I've been very fortunate this week -- the library abounded with new, interesting books, and it was a wonderful few days for this voracious reader. As a consequence, I am going to post twice, and go through the nonfiction selections first. Those of you who like fiction only can skip this and go back to carving watermelons or posting on facebook, or whatever you do in your rare free time.
Why Have Kids? is the somewhat alarming title of this new book by Jessica Valenti. A feminist and a parent, Valenti revisits her own initial experiences as a parent in order to explore parenting in the United States as a whole. I expected a diatribe calculated to create controversy; however, that's not what I found. Valenti explores how the idea of American parenting doesn't match the reality; how parents (mostly mothers, as she discusses at great length the gender gap in parental care) see child rearing as a job, and feel forced at the same time to looooove the job as the "most important one they'll ever do." Not so fast, says Valenti. Seeing parenting as a job, and at the same time being forced by societal expectations to "treasure every moment" really messes with your head. Parenting is a relationship, not a job, and American moms fool themselves into really believing that they have control over how their children turn out. From the book: "[Mothers are] important, but not because we are women or because we are biologically related (or not) to our children. We're important because we're one of the people that love and care for a growing human. But if we want to take some joy in that experience, we need to let go of the notion that we are the only ones who can do it correctly, and if we are doing it right, it should mean some sort of suffering or tremendous self-sacrifice." (Italics are my own) Valenti goes on to write about many different issues of parenting, some sociological, others political. There's a long discussion of the stay-at-home mom phenomenon as well. For me, the above is what resonates. Of late, I've seen too many moms make themselves into complete doormats, shmattas, last in line for anything nice that's going around. Whatever parenting is, it's not showing your kids that you are a pathetic nobody whose life is and should be completely consumed by theirs, and you're happy, so happy to do that! I can't imagine that healthy relationships are built from a construct like that.
This blog has previously mentioned at least one book dealing with the topic of water; this new book by Jonathan Salzman, called Drinking Water, is restricted to that subtopic alone. Salzman discusses the public attitudes towards potable water, while tracing the history of its availability, ownership, and distribution. This is written for the layman, and is very engaging. Especially nice are the end-of-chapter vignettes that focus on a tangential water topic relevant to the chapter just concluded.

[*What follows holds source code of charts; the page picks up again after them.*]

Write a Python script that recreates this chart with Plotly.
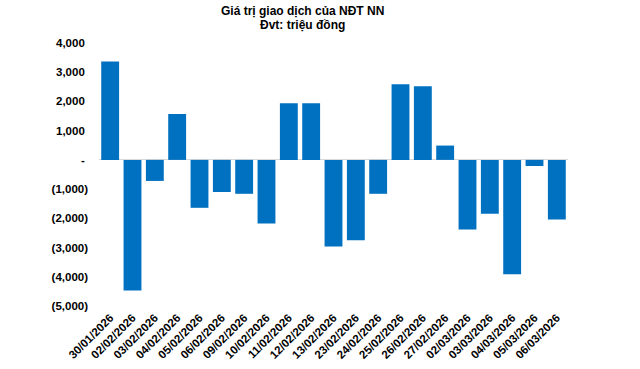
import plotly.graph_objects as go

dates = ["30/01/2026", "02/02/2026", "03/02/2026", "04/02/2026", "05/02/2026",
         "06/02/2026", "09/02/2026", "10/02/2026", "11/02/2026", "12/02/2026",
         "13/02/2026", "23/02/2026", "24/02/2026", "25/02/2026", "26/02/2026",
         "27/02/2026", "02/03/2026", "03/03/2026", "04/03/2026", "05/03/2026",
         "06/03/2026"]
values = [3370, -4470, -720, 1570, -1640, -1100, -1160, -2180, 1940, 1940,
          -2960, -2750, -1160, 2590, 2520, 490, -2380, -1840, -3910, -210, -2040]

tick_vals = [4000, 3000, 2000, 1000, 0, -1000, -2000, -3000, -4000, -5000]
tick_text = ["4,000 ", "3,000 ", "2,000 ", "1,000 ", "- ", "(1,000)", "(2,000)",
             "(3,000)", "(4,000)", "(5,000)"]

title_lines = ["Giá trị giao dịch của NĐT NN", "Đvt: triệu đồng"]

font_family = "Arial, Liberation Sans, sans-serif"

fig = go.Figure(go.Bar(x=dates, y=values, marker_color="#0070C0",
                       marker_line_width=0))

ML, MR, MT, MB = 99, 72, 43, 63
W, H = 640, 369
ph = H - MT - MB
pw = W - ML - MR

def py(pix):
    return (H - MB - pix) / ph

def px(pix):
    return (pix - ML) / pw

fig.update_layout(
    width=W, height=H,
    margin=dict(l=ML, r=MR, t=MT, b=MB),
    paper_bgcolor="white", plot_bgcolor="white",
    bargap=0.2,
    showlegend=False,
)
for txt, ypix in zip(title_lines, [11, 25]):
    fig.add_annotation(text=txt, xref="paper", yref="paper", x=px(302), y=py(ypix),
                       xanchor="center", yanchor="middle", showarrow=False,
                       font=dict(family=font_family, size=12, color="black", weight="bold"))

fig.update_xaxes(type="category", tickangle=-45, showgrid=False, showline=False,
                 ticks="", automargin=False, ticklabelstandoff=2,
                 tickfont=dict(family=font_family, size=11.5, color="black", weight="bold"))
fig.update_yaxes(range=[-5000, 4000], tickvals=tick_vals, ticktext=tick_text,
                 showgrid=False, zeroline=True, zerolinecolor="#d9d9d9", zerolinewidth=1,
                 ticks="", ticklabelstandoff=10, automargin=False,
                 tickfont=dict(family=font_family, size=11.5, color="black", weight="bold"))

fig.write_html("out.html", config={"displayModeBar": False},
               post_script="document.body.style.margin='0';document.body.style.overflow='hidden';")
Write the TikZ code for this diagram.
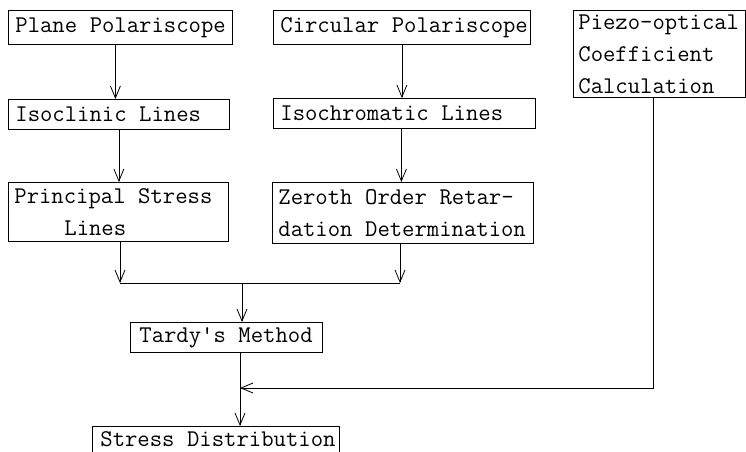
\documentclass[tikz,border=0pt]{standalone}
\usetikzlibrary{arrows.meta}
\newcommand\tsp{\hbox to 0.525em{}}
\begin{document}
\begin{tikzpicture}[x=1pt,y=-1pt,
  box/.style={draw, line width=0.8pt, anchor=north west, align=left,
    inner xsep=7pt, inner ysep=0pt,
    font=\ttfamily\fontsize{24}{32}\selectfont},
  arr/.style={line width=0.8pt, -{Straight Barb[length=12pt,width=10pt,line width=0.8pt]}},
  ln/.style={line width=0.8pt}]
\useasboundingbox (0,0) rectangle (746,451);

\node[box, text width=210pt, minimum height=34pt] (pp) at (8,10) {Plane\tsp Polariscope};
\node[box, text width=243pt, minimum height=34pt] (cp) at (273,10) {Circular\tsp Polariscope};
\node[box, inner xsep=5pt, text width=162pt, minimum height=87pt] (pz) at (573,10) {Piezo-optical\\Coefficient\\Calculation};
\node[box, text width=207pt, minimum height=30pt] (il) at (8,99) {Isoclinic\tsp Lines};
\node[box, text width=248pt, minimum height=30pt] (ic) at (273,98) {Isochromatic\tsp Lines};
\node[box, inner xsep=6pt, text width=208pt, minimum height=59pt] (ps) at (8,182) {Principal\tsp Stress\\\hspace*{50pt}Lines};
\node[box, inner xsep=6pt, text width=249pt, minimum height=61pt] (zo) at (272,182) {Zeroth\tsp Order\tsp Retar-\\dation\tsp Determination};
\node[box, inner xsep=9pt, text width=174pt, minimum height=30pt] (td) at (130,322) {Tardy\textquotesingle s\tsp Method};
\node[box, inner xsep=8pt, text width=231pt, minimum height=26pt] (sd) at (92,426) {Stress\tsp Distribution};

\draw[arr] ([xshift=-5pt]pp.south) -- ([xshift=-5pt]pp.south |- il.north);
\draw[arr] (cp.south) -- (cp.south |- ic.north);
\draw[arr] (il.south) -- (il.south |- ps.north);
\draw[arr] ([xshift=-3pt]ic.south) -- ([xshift=-3pt]ic.south |- zo.north);

\coordinate (j1) at (120,283);
\coordinate (j2) at (400,283);
\coordinate (j) at (242,283);
\draw[arr] (ps.south -| j1) -- (j1);
\draw[arr] (zo.south -| j2) -- (j2);
\draw[ln] (j1) -- (j2);
\draw[arr] (j) -- (j |- td.north);

\coordinate (k) at (240,388);
\coordinate (pzc) at (653,388);
\draw[arr] (td.south -| k) -- (sd.north -| k);
\draw[arr] (pz.south -| pzc) -- (pzc) -- (k);
\end{tikzpicture}
\end{document}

Last on the list for today is Coming of Age on Zoloft, by Katherine Sharpe. Written by a woman who is approximately my age, it explores the development of identity of women (and some men) who were among the first young adults to use antidepressants. At the time that Sharpe was reaching young adulthood, it was becoming more common to medicate young people who were experiencing issues of mood; often, these men and women would continue to use antidepressants well into adulthood. Since this period of life is the time most people develop an identity, an idea of who they are as a person, Sharpe asks -- how does the drug they have been taking change that? Does it make you a different person? Or does it help you become the person you would have been without the depression? This is a really fascinating book that also delves into the relationship between people and the drugs they come to depend on, love, hate, need, and sometimes reject.